Continuing Physician Professional Development
Need CME? Check out the AMA's online offerings
Looking to fulfill your ongoing educational requirements? The AMA offers hundreds of continuing medical education (CME) activities that you can complete online at your convenience.
Activities in the AMA's online CME collection offer AMA PRA Category 1 Credit™ and are searchable by format or topic for easy access. There's something for everyone, with courses covering a broad range of subjects from patient care to physician leadership to practice administration.
Two recent additions help physicians understand how to apply the latest policies in the AMA Code of Medical Ethics to their daily practice of medicine. Using case scenarios, the first activity shows physicians how to be prudent stewards of health care resources; the second activity helps physicians ensure safe discharge of their patients amidst competing priorities.
The courses—free to AMA members—provide overviews of the new policies, outline factors to consider, present challenges physicians may face and suggest additional resources physicians can consult on these topics.
If you're looking to gain a better understanding of prescribing and treatment information for particular diseases, AMA Therapeutic Insights is the place to turn. This online CME newsletter contains the latest treatment guidelines as well as unique state- and national-level prescribing information for featured conditions. Each issue focuses on a different, specific disease topic, and new therapeutic topics are featured throughout the year.
Hundreds of CME activities also are available through The JAMA Network. Activities are searchable by topic or alongside the related journal article, running the gamut of clinical issues, from allergy and immunology to medical informatics to surgery. Establishing a user account allows you to track CME activities in which you have participated, and the system generates certificates for instant accreditation of completed activities.
Meeting your professional learning needs has never been easier with these convenient options. If you're not an AMA member, join today to gain access to the AMA's full collection of CME activities.
Continuing medical education should work to reduce bias
A recent commentary in the Journal of the American Medical Association calls for increased focus on potential bias in continuing medical education, versus conflict of interest (COI), which has generated the lion's share of attention.

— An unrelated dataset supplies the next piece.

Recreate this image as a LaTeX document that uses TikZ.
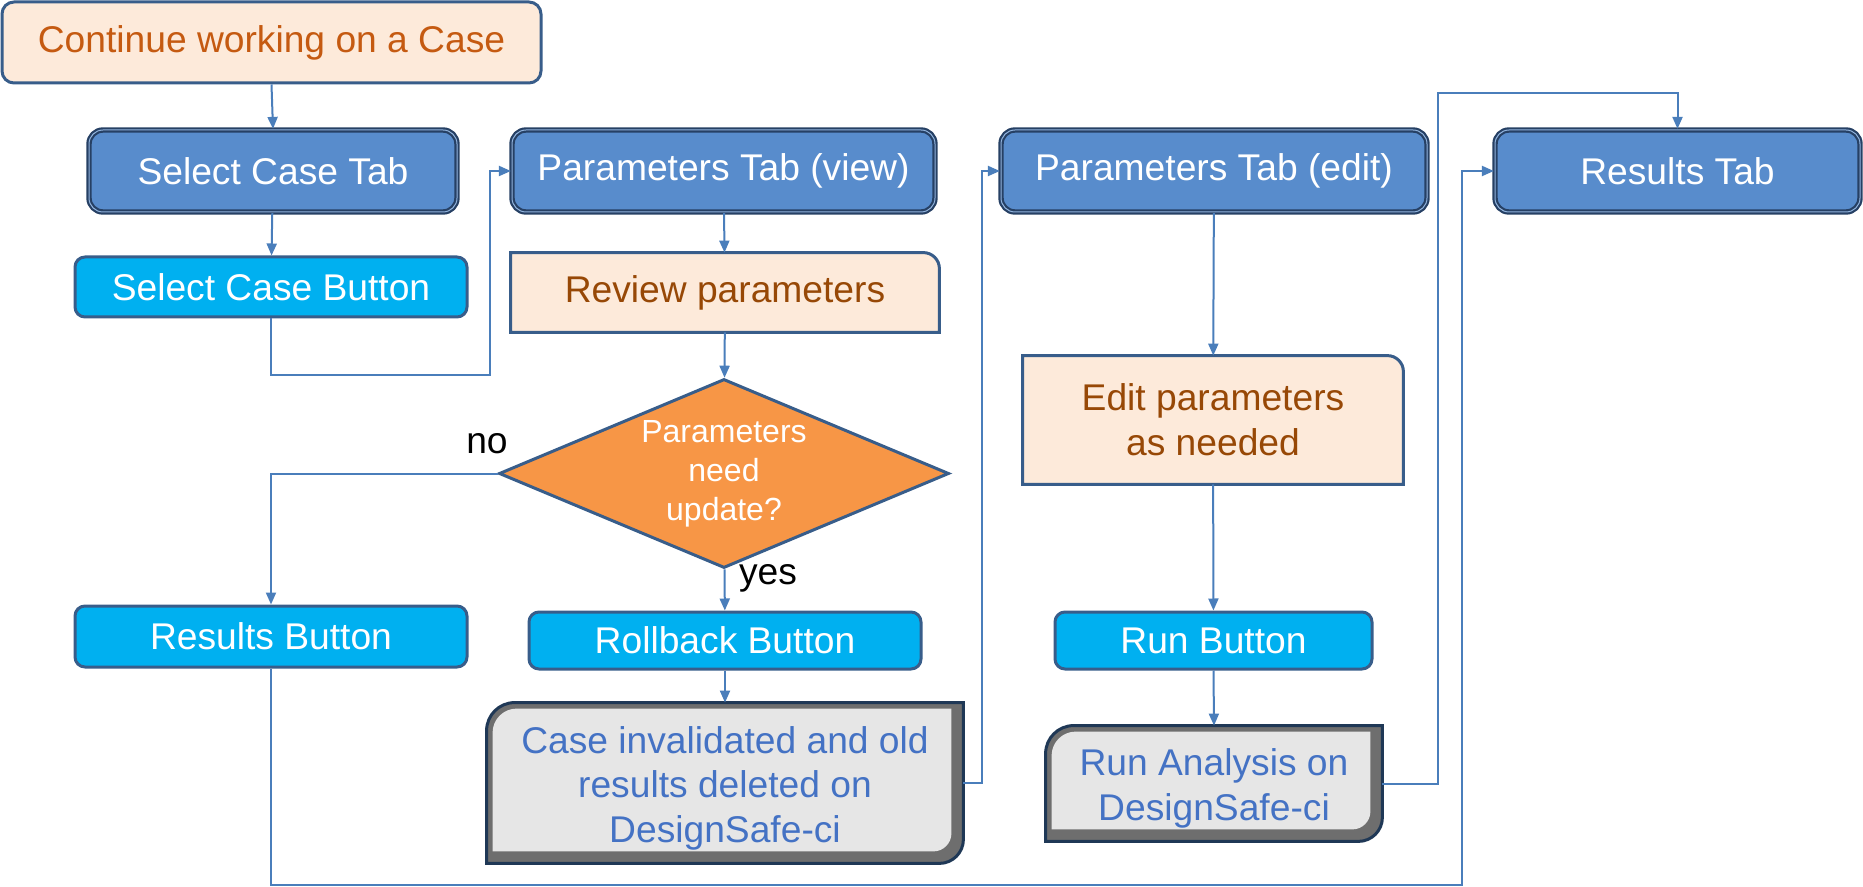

The authors state that "bias in CME is more troubling than COIs, which involves only an unacceptable probability of bias," and that "bias may result from factors other than financial relationships with industry, including intellectual commitment to a therapeutic approach, limited expertise about the topic, methodological shortcomings, and poor judgment."
They also propose a set of sample questions to help determine the presence of bias in a given presentation:
- Does the presentation compare options for managing the condition, including generic drugs and lifestyle changes?
- Does the presentation use a critical literature review or meta-analysis to summarize the totality of evidence?
- Are the limitations of data for new therapies discussed?
- What important pertinent topics are missing from the presentation or course?
The authors conclude, "Bias in CME can ultimately harm patients. To improve their quality and integrity, CME programs should adopt stronger measures to identify and eliminate bias."